God gave him opportunity to enlarge the army (vv. 23–25). It was obvious that 300 men couldn’t pursue thousands of enemy soldiers, so Gideon sent out a call for more volunteers. I’m sure that many of the men from the original army of 32,000 responded to Gideon’s call, and even the proud tribe of Ephraim came to his aid. To them was given the honor of capturing and slaying Oreb (“raven”) and Zeeb (“wolf”), the two princes of Midian. The story of Gideon began with a man hiding in a winepress (6:11), but it ended with the enemy prince being slain at a winepress.
Gideon’s great victory over the Midianites became a landmark event in the history of Israel, not unlike the Battle of Waterloo for Great Britain, for it reminded the Jews of God’s power to deliver them from their enemies. The day of Midian was a great day that Israel would never forget (Ps. 83:11; Isa. 9:4; 10:26).

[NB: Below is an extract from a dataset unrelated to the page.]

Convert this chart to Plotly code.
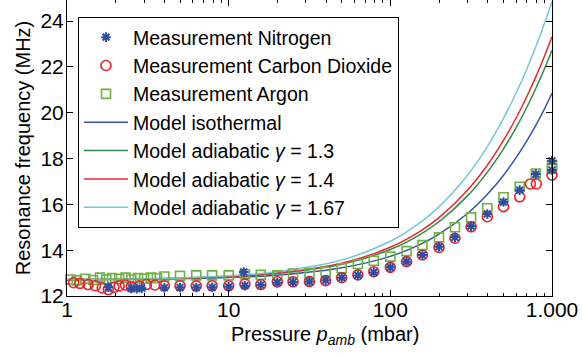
import plotly.graph_objects as go

# ---------------- data ----------------
n2_p = [1.8, 2.5, 2.7, 2.9, 4.0, 5.0, 6.3, 7.9, 10, 12.4, 12.6, 15.8, 20, 25, 31.6, 39.8, 50, 63, 79,
        100, 126, 158, 200, 251, 316, 398, 501, 631, 794, 1000, 1000]
n2_f = [12.38, 12.33, 12.32, 12.34, 12.36, 12.37, 12.37, 12.38, 12.40, 13.05, 12.45, 12.48, 12.58, 12.60,
        12.63, 12.69, 12.80, 12.90, 13.03, 13.25, 13.50, 13.79, 14.15, 14.56, 15.05, 15.58, 16.10,
        16.62, 17.32, 17.50, 17.90]

co2_p = [1.1, 1.2, 1.35, 1.5, 1.65, 1.8, 1.95, 2.1, 2.3, 2.5, 2.8, 3.1, 3.5, 4.0, 5.0, 6.3, 7.9, 10,
         12.6, 15.8, 20, 25, 31.6, 39.8, 50, 63, 79, 100, 126, 158, 200, 251, 316, 398, 501, 631,
         735, 800, 1000]
co2_f = [12.58, 12.55, 12.50, 12.45, 12.35, 12.28, 12.38, 12.44, 12.48, 12.40, 12.44, 12.50, 12.48,
         12.45, 12.45, 12.44, 12.45, 12.45, 12.52, 12.50, 12.62, 12.62, 12.63, 12.67, 12.80, 12.92,
         13.06, 13.25, 13.50, 13.79, 14.12, 14.52, 15.02, 15.46, 15.90, 16.33, 16.89, 16.89, 17.28]

ar_p = [1.05, 1.15, 1.3, 1.45, 1.6, 1.75, 1.9, 2.1, 2.3, 2.5, 2.75, 3.0, 3.3, 3.6, 4.0, 5.0, 6.3,
        7.9, 10, 12.6, 15.8, 20, 25, 31.6, 39.8, 50, 63, 79, 100, 126, 158, 200, 251, 316, 398,
        501, 631, 794, 1000, 1000]
ar_f = [12.72, 12.68, 12.75, 12.70, 12.80, 12.72, 12.78, 12.75, 12.80, 12.72, 12.78, 12.75, 12.80,
        12.78, 12.85, 12.88, 12.90, 12.90, 12.90, 12.95, 12.92, 12.90, 12.98, 13.00, 13.06, 13.21,
        13.40, 13.54, 13.72, 13.96, 14.22, 14.56, 15.00, 15.43, 15.83, 16.31, 16.77, 17.35, 17.55,
        17.70]

model_p = [1, 2, 5, 10, 20, 50, 100, 150, 200, 300, 400, 500, 600, 700, 800, 900, 1000]
model_iso = [12.71, 12.72, 12.75, 12.81, 12.91, 13.23, 13.73, 14.22, 14.70, 15.60, 16.45, 17.26,
             18.04, 18.78, 19.49, 20.18, 20.85]
model_13 = [12.71, 12.73, 12.77, 12.84, 12.98, 13.38, 14.03, 14.65, 15.24, 16.37, 17.42, 18.41,
            19.35, 20.25, 21.11, 21.93, 22.73]
model_14 = [12.72, 12.73, 12.78, 12.85, 13.00, 13.43, 14.13, 14.79, 15.42, 16.62, 17.73, 18.78,
            19.77, 20.72, 21.62, 22.49, 23.32]
model_167 = [12.72, 12.74, 12.79, 12.88, 13.06, 13.57, 14.39, 15.16, 15.89, 17.27, 18.54, 19.74,
             20.86, 21.93, 22.94, 23.92, 24.85]

x_tickvals = [1, 10, 100, 1000]
x_ticktext = ["1", "10", "100", "1.000"]
y_tickvals = [12, 14, 16, 18, 20, 22, 24]

FONT = "Liberation Sans, Arial, sans-serif"

fig = go.Figure()

models = [
    (model_iso, "Model isothermal", "#3556a8", 4),
    (model_13, "Model adiabatic <i>γ</i> = 1.3", "#2b8c45", 5),
    (model_14, "Model adiabatic <i>γ</i> = 1.4", "#e8282c", 6),
    (model_167, "Model adiabatic <i>γ</i> = 1.67", "#74c8db", 7),
]
for vals, name, col, rank in models:
    fig.add_trace(go.Scatter(x=model_p, y=vals, mode="lines", name=name,
                             line=dict(color=col, width=1.5, shape="spline"),
                             legendrank=rank))

fig.add_trace(go.Scatter(x=ar_p, y=ar_f, mode="markers", name="Measurement Argon",
                         marker=dict(symbol="square-open", size=9, color="#6cb33f",
                                     line=dict(width=1.6, color="#6cb33f")),
                         cliponaxis=False, legendrank=3))
fig.add_trace(go.Scatter(x=co2_p, y=co2_f, mode="markers", name="Measurement Carbon Dioxide",
                         marker=dict(symbol="circle-open", size=10, color="#e8232a",
                                     line=dict(width=1.6, color="#e8232a")),
                         cliponaxis=False, legendrank=2))
fig.add_trace(go.Scatter(x=n2_p, y=n2_f, mode="markers", name="Measurement Nitrogen",
                         marker=dict(symbol="asterisk-open", size=8, color="#2a4ea2",
                                     line=dict(width=2, color="#2a4ea2")),
                         cliponaxis=False, legendrank=1))

fig.update_layout(
    width=582, height=358,
    margin=dict(l=67, r=30, t=0, b=62),
    paper_bgcolor="white", plot_bgcolor="white",
    font=dict(family=FONT, size=19, color="black"),
    showlegend=True,
    legend=dict(x=0.0227, y=0.9426, xanchor="left", yanchor="top",
                bgcolor="white", bordercolor="black", borderwidth=1,
                font=dict(family=FONT, size=19.5, color="black"),
                tracegroupgap=0, itemwidth=44),
    annotations=[dict(text="Pressure <i>p</i><sub><i>amb</i></sub> (mbar)",
                      xref="paper", yref="paper", x=0.532, y=-0.132,
                      xanchor="center", yanchor="middle", showarrow=False,
                      font=dict(family=FONT, size=20, color="black"))],
)

fig.update_xaxes(
    type="log", range=[0, 3],
    tickmode="array", tickvals=x_tickvals, ticktext=x_ticktext,
    ticks="inside", ticklen=6, tickwidth=1, tickcolor="black",
    minor=dict(ticks="inside", ticklen=3, tickcolor="black", dtick="D1", showgrid=False),
    showline=True, linecolor="black", linewidth=1, mirror="ticks",
    showgrid=False, zeroline=False,
    tickfont=dict(family=FONT, size=21), ticklabelstandoff=-5,
)
fig.update_yaxes(
    range=[12, 24.92],
    tickmode="array", tickvals=y_tickvals,
    ticks="inside", ticklen=6, tickwidth=1, tickcolor="black",
    showline=True, linecolor="black", linewidth=1, mirror="ticks",
    showgrid=False, zeroline=False,
    tickfont=dict(family=FONT, size=21), ticklabelstandoff=-2,
    title=dict(text="Resonance frequency (MHz)", font=dict(family=FONT, size=20), standoff=4),
)

fig.write_html("out.html")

The church today can also learn from this event and be encouraged by it. God doesn’t need large numbers to accomplish His purposes, nor does He need especially gifted leaders. Gideon and his 300 men were available for God to use, and He enabled them to conquer the enemy and bring peace to the land. When the church starts to depend on “bigness”—big buildings, big crowds, big budgets—then faith becomes misplaced, and God can’t give His blessing. When leaders depend on their education, skill, and experience rather than in God, then God abandons them and looks for a Gideon.
The important thing is for us to be available for God to use just as He sees fit. We may not fully understand His plans, but we can fully trust His promises; and it’s faith in Him that gives the victory.